Updated: Sep 5, 2025


Grief is something every single one of us will face in our lifetime. It’s not a question of if, but when.


Whether it’s the loss of a loved one, the breakdown of a relationship, a change in circumstances, or even the aching desire to go back and say the words we never spoke (or un-say words we did - I've been there so this is from the heart) grief shows up in many forms


It can feel overwhelming, heavy, and unrelenting. Sometimes it sneaks up on us years after a loss. Other times it crashes in like a wave that knocks us off our feet. However it comes, grief is deeply personal, yet universally human.


Why Do We Grieve?

At its heart, grief is love or emotion with nowhere to go. When someone or something important to us is gone, the emotional bonds we’ve built remain. Our mind and body struggle to make sense of that gap, and we feel it as sadness, longing, or even regret.


We don’t just grieve people, we grieve moments, pets, opportunities, and versions of ourselves.

  • The relationship that didn’t last.

  • The dream job that slipped away.

  • The conversation we never had, but wish we had.


Each of these creates a sense of unfinished business, of something left unsaid or undone. Over the years I have lost friends who chose to end their own lives, because they did not think the pain they carried could be talked about or shared with others. And loss like this can weigh heavily on our hearts.


How Grief Affects Us

Grief doesn’t follow a neat timeline. One day you might feel okay, the next you’re blindsided by a song, a place, or even a smell that brings everything flooding back. When I lost my mum it did not really hit me for months.


It can affect:

  • Our emotions – sadness, anger, guilt, numbness.
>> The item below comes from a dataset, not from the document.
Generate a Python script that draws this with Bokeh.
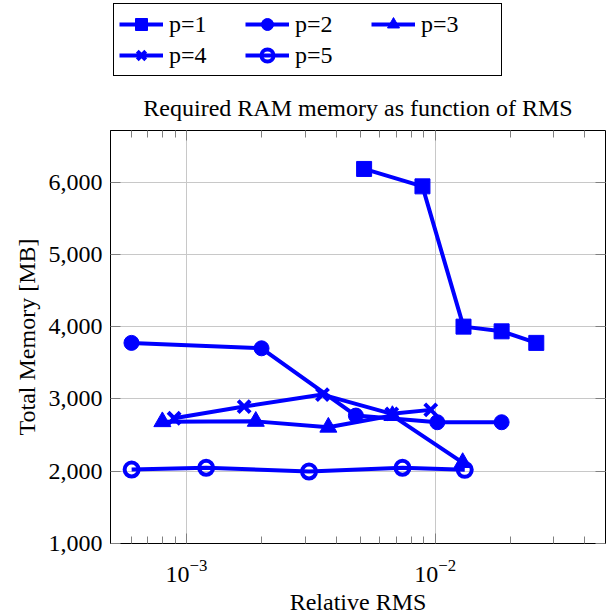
from bokeh.plotting import figure
from bokeh.layouts import column
from bokeh.models import (LogAxis, LinearAxis, FixedTicker, SingleIntervalTicker, NumeralTickFormatter,
                          LogTickFormatter, Legend, LegendItem, CustomJSTickFormatter, Range1d)
from bokeh.embed import file_html
from bokeh.resources import INLINE

# ---- data ----
series_labels = ["p=1", "p=2", "p=3", "p=4", "p=5"]
p1_rms = [0.00518, 0.00889, 0.0130, 0.0185, 0.0255]
p1_mem = [6183, 5942, 4001, 3936, 3776]
p2_rms = [0.000601, 0.002004, 0.0048, 0.0102, 0.0185]
p2_mem = [3776, 3701, 2770, 2678, 2678]
p3_rms = [0.0008, 0.0019, 0.00372, 0.00673, 0.0129]
p3_mem = [2685, 2690, 2609, 2770, 2120]
p4_rms = [0.000892, 0.001706, 0.003523, 0.00669, 0.0096]
p4_mem = [2733, 2895, 3061, 2794, 2849]
p5_rms = [0.000602, 0.0012, 0.00311, 0.00739, 0.01315]
p5_mem = [2023, 2047, 1996, 2047, 2019]

x_major_ticks = [1e-3, 1e-2]
x_minor_ticks = [6e-4, 7e-4, 8e-4, 9e-4,
                 2e-3, 3e-3, 4e-3, 5e-3, 6e-3, 7e-3, 8e-3, 9e-3,
                 2e-2, 3e-2, 4e-2]

FONT = "Liberation Serif"
FS = "24px"
BLUE = "#0000ff"

# ---------------- main plot ----------------
p = figure(frame_width=495, frame_height=413, x_axis_type="log",
           x_range=Range1d(4.95e-4, 0.0484), y_range=Range1d(1000, 6715),
           output_backend="svg", toolbar_location=None,
           title="Required RAM memory as function of RMS",
           min_border_left=108, min_border_right=2, min_border_top=54, min_border_bottom=0)
p.title.text_font = FONT
p.title.text_font_size = FS
p.title.text_font_style = "normal"
p.title.text_color = "black"
p.title.align = "center"
p.title.standoff = 20
p.outline_line_color = "black"
p.outline_line_width = 1
p.outline_line_alpha = 1

xa = p.xaxis[0]
xa.ticker = FixedTicker(ticks=x_major_ticks, minor_ticks=x_minor_ticks)
xa.formatter = LogTickFormatter()
ya = p.yaxis[0]
ya.ticker = SingleIntervalTicker(interval=1000)
ya.formatter = NumeralTickFormatter(format="0,0")
for ax in (xa, ya):
    ax.major_label_text_font = FONT
    ax.major_label_text_font_size = FS
    ax.major_label_text_color = "black"
    ax.axis_label_text_font = FONT
    ax.axis_label_text_font_size = FS
    ax.axis_label_text_font_style = "normal"
    ax.axis_label_text_color = "black"
    ax.major_tick_in = 10
    ax.major_tick_out = 0
    ax.minor_tick_in = 7
    ax.minor_tick_out = 0
    ax.major_tick_line_color = "#808080"
    ax.minor_tick_line_color = "#808080"
    ax.axis_line_color = "black"
ya.minor_tick_line_color = None
xa.axis_label = "Relative RMS"
ya.axis_label = "Total Memory [MB]"
xa.major_label_standoff = 16
ya.major_label_standoff = 8
xa.axis_label_standoff = 4
ya.axis_label_standoff = 6

empty = CustomJSTickFormatter(code="return ''")
top = LogAxis(ticker=FixedTicker(ticks=x_major_ticks, minor_ticks=x_minor_ticks), formatter=empty,
              major_tick_in=10, major_tick_out=0, minor_tick_in=7, minor_tick_out=0,
              major_label_standoff=0, major_label_text_font_size="1px",
              major_tick_line_color="#808080", minor_tick_line_color="#808080",
              axis_line_color=None)
right = LinearAxis(ticker=SingleIntervalTicker(interval=1000), formatter=empty,
                   major_tick_in=10, major_tick_out=0, minor_tick_line_color=None,
                   major_label_standoff=0, major_label_text_font_size="1px",
                   major_tick_line_color="#808080", axis_line_color=None)
p.add_layout(top, "above")
p.add_layout(right, "right")

p.xgrid.grid_line_color = "#c8c8c8"
p.ygrid.grid_line_color = "#c8c8c8"

# ---------------- legend strip (same series, plotted outside its visible range) ----------------
lg = figure(frame_width=400, frame_height=76, output_backend="svg", toolbar_location=None,
            x_axis_location=None, y_axis_location=None,
            min_border_left=110, min_border_right=94, min_border_top=0, min_border_bottom=0,
            x_range=Range1d(0, 1), y_range=Range1d(0, 1))
lg.title = None
lg.outline_line_color = None
lg.xgrid.visible = False
lg.ygrid.visible = False

specs = [
    ("square", 15, BLUE),
    ("circle", 15, BLUE),
    ("triangle", 17, BLUE),
    ("x", 17, BLUE),
    ("circle", 14, None),
]
all_x = [p1_rms, p2_rms, p3_rms, p4_rms, p5_rms]
all_y = [p1_mem, p2_mem, p3_mem, p4_mem, p5_mem]


def draw(fig, xs, ys, mk, sz, fill):
    ln = fig.line(xs, ys, line_color=BLUE, line_width=4)
    if fill is None:
        sc = fig.scatter(xs, ys, marker=mk, size=sz, fill_color=None, line_color=BLUE, line_width=4)
    elif mk == "x":
        sc = fig.scatter(xs, ys, marker=mk, size=sz, line_color=BLUE, line_width=4)
    else:
        sc = fig.scatter(xs, ys, marker=mk, size=sz, fill_color=BLUE, line_color=BLUE, line_width=1)
    return ln, sc


items = []
for lab, xs, ys, (mk, sz, fill) in zip(series_labels, all_x, all_y, specs):
    draw(p, xs, ys, mk, sz, fill)
    ln, sc = draw(lg, xs, ys, mk, sz, fill)
    items.append(LegendItem(label=lab, renderers=[ln, sc]))

legend = Legend(items=items, orientation="horizontal", ncols=3, location="top_left",
                label_text_font=FONT, label_text_font_size=FS, label_text_color="black",
                glyph_width=44, glyph_height=30, label_width=75, label_height=24,
                label_standoff=6, spacing=1, padding=5, margin=3,
                border_line_color="black", border_line_width=1, border_line_alpha=1,
                background_fill_color="white", background_fill_alpha=1)
lg.add_layout(legend, "center")

layout = column(lg, p, spacing=0)
open("out.html", "w").write(file_html(layout, INLINE))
  • Our bodies – fatigue, tension, changes in appetite or sleep.

  • Our minds – overthinking, struggling to focus, replaying “what ifs.”

  • Our spirit – questioning meaning, purpose, or fairness.


It’s important to remember: grief isn’t about “getting over it.” It’s about finding a way to carry it differently. Some of us busy ourselves to take our mind off something that has happened - to try and get back to a level of normality. For others, they may not feel that is appropriate, and mourn heavily when everything around them seems to remind them of the thing or person they have lost.


Where Belief Coding® Can Help

This is where Belief Coding® offers a powerful pathway. Grief often roots itself in unprocessed emotions and subconscious beliefs. For example:

  • “If only I’d said this, things would be different.”

  • “I should have done more.”

  • “I can’t move forward without them.”


These thoughts trap us in cycles of pain and regret. Belief Coding® works by accessing those subconscious beliefs, finding where they originated, and releasing the emotional charge around them.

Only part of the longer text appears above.